Photo: Peter Simon/Courtesy of Amazon Prime Video

Some of the most surprisingly gripping passages in Dennis McNally’s 2001 book A Long Strange Trip: The Inside History Of The Grateful Dead have to do with amplifiers. The band’s longtime publicist spent decades with the Dead, and watched them shrug off major details of their business—like getting their songs just right in a recording studio or keeping track of their income—while practically tearing each other apart over the small stuff. In 1974, frontman Jerry Garcia and his mates poured money and man-hours into developing a sound system so loud and so clear that at outdoor concerts the music would sound pristine a half-mile away. They knew that the best way to experience the band was at a live show, surrounded by fellow pilgrims, grooving to every note of otherworldly improvisations. So that’s where they directed their resources: to positioning the speakers.


Any Deadheads out there who might be wavering about whether or not to watch Amir Bar-Lev’s nearly four-hour documentary, Long Strange Trip, should know that not only is McNally one of the interview subjects, but that the film also dedicates a good 10 to 15 minutes to that stack of amps, dubbed the Wall Of Sound.

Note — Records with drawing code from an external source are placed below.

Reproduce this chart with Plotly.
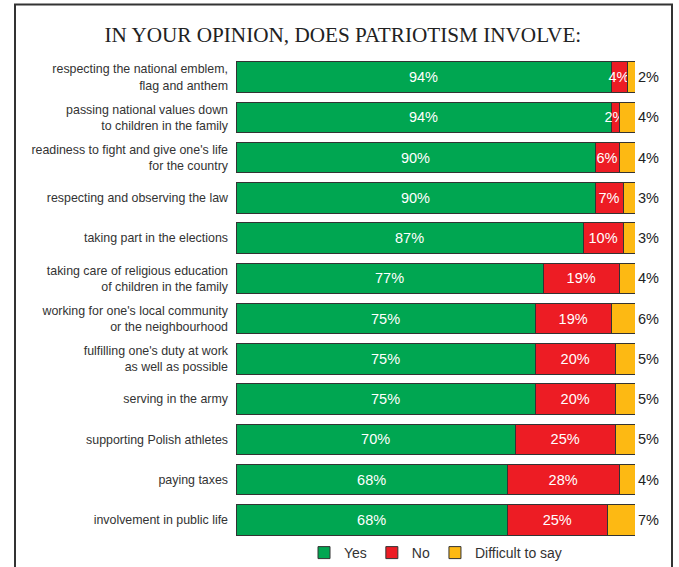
import plotly.graph_objects as go

categories = [
    "respecting the national emblem,<br>flag and anthem",
    "passing national values down<br>to children in the family",
    "readiness to fight and give one's life<br>for the country",
    "respecting and observing the law",
    "taking part in the elections",
    "taking care of religious education<br>of children in the family",
    "working for one's local community<br>or the neighbourhood",
    "fulfilling one's duty at work<br>as well as possible",
    "serving in the army",
    "supporting Polish athletes",
    "paying taxes",
    "involvement in public life",
]
yes_vals = [94, 94, 90, 90, 87, 77, 75, 75, 75, 70, 68, 68]
no_vals = [4, 2, 6, 7, 10, 19, 19, 20, 20, 25, 28, 25]
dk_vals = [2, 4, 4, 3, 3, 4, 6, 5, 5, 5, 4, 7]

title_text = "IN YOUR OPINION, DOES PATRIOTISM INVOLVE:"

W, H = 679, 567
L, R, T, B = 236, 44, 57, 27
pw, ph = W - L - R, H - T - B

def px_x(x):
    return (x - L) / pw

def px_y(y):
    return (H - B - y) / ph

line = dict(color="#333333", width=1)
fig = go.Figure()
fig.add_trace(go.Bar(
    y=categories, x=yes_vals, name="Yes", orientation="h",
    marker=dict(color="#00A651", line=line),
    text=[f"{v}%" for v in yes_vals], textposition="inside", textangle=0,
    insidetextanchor="middle",
    textfont=dict(color="white", size=14.5, family="Liberation Sans, Arial"),
    cliponaxis=False, hoverinfo="skip",
))
fig.add_trace(go.Bar(
    y=categories, x=no_vals, name="No", orientation="h",
    marker=dict(color="#ED1C24", line=line),
    text=[f"{v}%" for v in no_vals], textposition="inside", textangle=0,
    insidetextanchor="middle",
    textfont=dict(color="white", size=14.5, family="Liberation Sans, Arial"),
    cliponaxis=False, hoverinfo="skip",
))
fig.add_trace(go.Bar(
    y=categories, x=dk_vals, name="Difficult to say", orientation="h",
    marker=dict(color="#FDB913", line=line),
    text=[f"{v}%" for v in dk_vals], textposition="outside", textangle=0,
    textfont=dict(color="#222222", size=14.5, family="Liberation Sans, Arial"),
    cliponaxis=False, hoverinfo="skip",
))

fig.update_layout(
    width=W, height=H,
    margin=dict(l=L, r=R, t=T, b=B, pad=0, autoexpand=False),
    barmode="stack", bargap=0.24,
    paper_bgcolor="white", plot_bgcolor="white",
    font=dict(family="Liberation Sans, Arial", size=12, color="#333333"),
    uniformtext=dict(minsize=14.5, mode="show"),
    xaxis=dict(range=[0, 100], visible=False, fixedrange=True),
    yaxis=dict(autorange="reversed", showgrid=False, showline=False,
               ticks="", ticklabelstandoff=7,
               tickfont=dict(size=12.4, color="#333333")),
    showlegend=True,
    legend=dict(orientation="h", x=0.5, xanchor="center",
                y=px_y(553), yanchor="middle", traceorder="normal",
                font=dict(size=14, color="#333333"),
                itemwidth=30, tracegroupgap=0, bgcolor="rgba(0,0,0,0)"),
    title=dict(text=title_text, x=0.505, xanchor="center", xref="container",
               y=1 - 35 / H, yanchor="middle", yref="container",
               font=dict(family="Liberation Serif, Times New Roman", size=21.2, color="#222222")),
    shapes=[dict(type="rect", xref="paper", yref="paper",
                 x0=px_x(15), x1=px_x(672), y0=px_y(600), y1=px_y(4.5),
                 line=dict(color="#333333", width=2), fillcolor="rgba(0,0,0,0)",
                 layer="below")],
)

fig.write_html("out.html")
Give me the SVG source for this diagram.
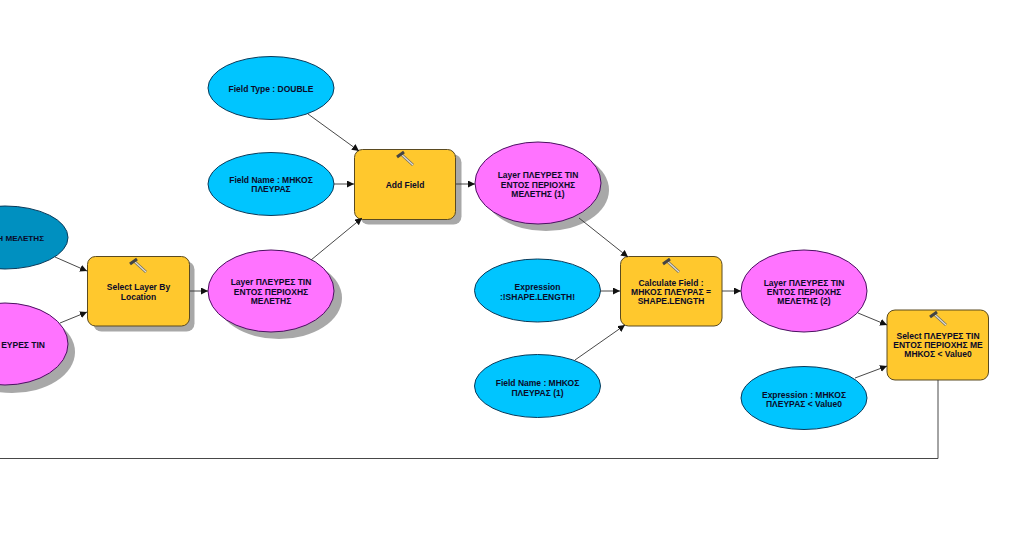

Bar-Lev also takes a long detour to cover the phenomenon of Dead bootlegs and to ask some famous fans—including Senator Al Franken—about their favorite tapes. There are sections of Long Strange Trip that discuss how Garcia’s bluegrass roots inspired the way he liked to interact with the band onstage and sections that deal with the decision to simplify the writing and recording process for the classic Workingman’s Dead and American Beauty albums, as well as a tearjerking anecdote about how the Europe ’72 recording of “Morning Dew” came to be. This movie doesn’t skimp on the arcana—not all of which will be common knowledge even to die-hards.

And non-Deadheads? They should know that Long Strange Trip (which comes to Amazon Prime on June 2 after a limited theatrical release) is a strong piece of documentary filmmaking and not mere fan service. That’s evident in the way Bar-Lev uses those bits of Grateful Dead ephemera. He follows a narrative model mastered by Ken Burns, where seemingly minor tidbits from history serve as a way into something larger. For example, when Long Strange Trip digs into the culture and hierarchy of the band’s roadies, that soon winds its way into observations on what it cost to maintain the Dead’s enormous touring “Family,” and then into a mention of how the pace of life on the road led to a shift from gentle psychedelics to harder drugs, which in turn made the complexity of the music onstage harder to achieve. Bar-Lev understands how the little things matter.

Photo: Michael Conway/Courtesy of Amazon Prime Video


The film’s extended running time—which is about the length of a classic-era Grateful Dead concert—is divided into sections, just as the band would do with its shows. Bar-Lev proceeds in mostly chronological order, but doesn’t let the strictures of the timeline prevent him from following a theme wherever it leads, or from doubling back if he skipped something important. The basics of the Dead’s story are in the documentary, from the origins in the San Francisco folk and acid-rock scenes to their surprising explosion into arena dominance in the ’80s and ’90s. The movie then spends its most sustained stretch on the death of guitarist and guru Garcia, and what that loss meant to multiple generations of Deadheads. Always the emphasis is on analysis over raw facts.

That’s why, ultimately, even with all the rare live footage and insightful interviews, this is as much a film for people who admire the work of Bar-Lev as it is for people devoted to the Dead. In his films Fighter, My Kid Could Paint That, The Tillman Story, and Happy Valley, Bar-Lev has returned repeatedly to the idea that no matter how hard we try to craft and nurture personal mythologies, they can be reinterpreted and reshaped by time, circumstances, and the masses. The arc of Long Strange Trip doesn’t concern itself much with how the Grateful Dead recorded Blues For Allah and In The Dark. It’s more about how Garcia set out to create an artistic endeavor where the divisions between audience and creator would be obliterated, and where fleeting experiences were valued more highly than leaving behind any kind of permanent legacy; and how he then ended up a virtual captive to a massive money-making machine, catering to fans who kept extensive records of every gig.

Taken as a whole—or viewed from a distance—the tale Long Strange Trip tells could be seen as a pop tragedy. But despite how it ended, and despite how many special people were damaged or lost along the way, the journey itself included moments so singularly remarkable that they mostly mitigate the mistakes. The brilliance of Long Strange Trip is that Bar-Lev allows for multiple interpretations. Yes, this is a movie about the slow corruption of a noble ideal. But it never lets viewers forget that in the epic four-decade song that was the Grateful Dead, so many of the solos were stunning—and could be heard from the front of the stage to the parking lot.